Search code examples
pythonemailimaplib

Read email in python 3.7 using imaplib with HTML body and attachments in the email


I would really appreciate if someone can help me with this issue.

I have implemented the below code to read "unread emails from gmail inbox". I need to print "To", "From", "Subject", "Body" and "save attachments in a specified location"

I have 2 issues here.

  1. If there is any email with attachments, it gives the error Body: [<email.message.Message object at 0x026D1050>, <email.message.Message object at 0x02776B70>]. It will print all the required things and saves attachments but DOESN'T print the body.

This works fine if no attachment is included.

  1. If there is an email body with any styling in it like "bold/italic/underline/colour...etc", it doesn't print as it is.

Example : Python is printed as Python=C2=A0i= and sometimes different styling is seperated by "*".

def get_body(email_message):
for payload in email_message.get_payload():
     # print('Body:\t', payload.get_payload())
     break
return(payload.get_payload())
def read_email(server,uname,pwd):
    username = uname
    password = pwd
    mail = imaplib.IMAP4_SSL(server)
    mail.login(username, password)
    mail.select("inbox")
    try:
        result, data = mail.uid('search', None, '(UNSEEN)')
        inbox_item_list = data[0].split()
        most_recent = inbox_item_list[-1]
        result2, email_data = mail.uid('fetch', most_recent, '(RFC822)')
        raw_email = email_data[0][1].decode("UTF-8")
        email_message = email.message_from_string(raw_email)
        for part in email_message.walk():
            if part.get_content_maintype() == 'multipart':
                continue
            if part.get('Content-Disposition') is None:
                continue
            filename = part.get_filename()
            att_path = os.path.join(location, filename)
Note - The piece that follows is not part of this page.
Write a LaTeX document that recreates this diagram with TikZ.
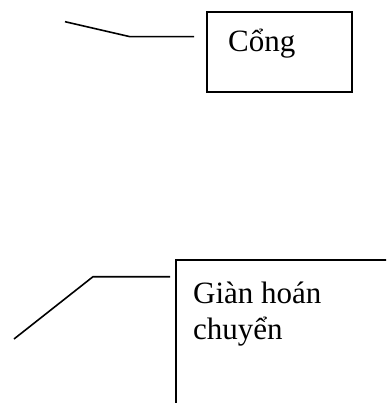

            if not os.path.isfile(att_path):
                fp = open(att_path, 'wb')
                fp.write(part.get_payload(decode=True))
                fp.close()
                print('Downloaded file:', filename)
        if email_message.is_multipart():
            for payload in email_message.get_payload():
                print('To:\t\t', email_message['To'])
                print('From:\t',     email_message['From'])
                print('Subject:', email_message['Subject'])
                print('Date:\t',email_message['Date'])
                print('Body:\t', get_body(email_message))
                break        
        else:
            print('Nothing'])               
    except IndexError:
        print("No new email")
while True:
    read_email("imap.gmail.com", "s@gmail.com", "spassword")
time.sleep(10)

Many thanks


Solution

  • I new to python and this is the complete working code I have done to read unseen emails. You can print the elements according to your requirements. It works for gmail and office 365. This script runs for every 10 seconds. This might also work for other email providers by passing the credentials. Hope this helps.

    import email
    import imaplib
    import os
    import html2text
    import time
    detach_dir = 'locationWhereYouWantToSaveYourAttachments'
    
    
    def get_body(email_message):
        for payload in email_message.get_payload():
            break
        return payload.get_payload()
     def two_way_email(server,uname,pwd):
        username = uname
        password = pwd
        mail = imaplib.IMAP4_SSL(server)
        mail.login(username, password)
        mail.select("inbox")
        try:
            result, data = mail.uid('search', None, '(UNSEEN)')
            inbox_item_list = data[0].split()
            most_recent = inbox_item_list[-1]
            result2, email_data = mail.uid('fetch', most_recent, '(RFC822)')
            raw_email = email_data[0][1].decode("UTF-8")
            email_message = email.message_from_string(raw_email)
             for part in email_message.walk():
                if part.get_content_maintype() == 'multipart':
                    continue
                if part.get('Content-Disposition') is None:
                    continue
                 filename = part.get_filename()
                att_path = os.path.join(detach_dir, filename)
                 if not os.path.isfile(att_path):
                    fp = open(att_path, 'wb')
                    fp.write(part.get_payload(decode=True))
                    fp.close()
                    print('Downloaded file:', filename)
            if email_message.is_multipart():
                for payload in email_message.get_payload():
                    print('To:\t\t', email_message['To'])
                    print('From:\t',     email_message['From'])
                    print('Subject:', email_message['Subject'])
                    print('Date:\t',email_message['Date'])
                    for part in email_message.walk():
                        if (part.get_content_type() == 'text/plain') and (part.get('Content-Disposition') is None):
                            print('Body:\t',part.get_payload())
                    break
            else:
                print('To:\t\t', email_message['To'])
                print('From:\t', email_message['From'])
                print('Subject:', email_message['Subject'])
                print('Date:\t', email_message['Date'])
                print('Thread-Index:\t', email_message['Thread-Index'])
                text = f"{email_message.get_payload(decode=True)}"
                html = text.replace("b'", "")
                h = html2text.HTML2Text()
                h.ignore_links = True
                output = (h.handle(f'''{html}''').replace("\\r\\n", ""))
                output = output.replace("'", "")
                print(output)
         except IndexError:
            print("No new email")
    while True:
        two_way_email("outlook.office365.com", "yourOffice365EmailAddressHere", "yourpassword")
         two_way_email("imap.gmail.com", "yourGmailAddressHere", "yourPassword")
        time.sleep(10)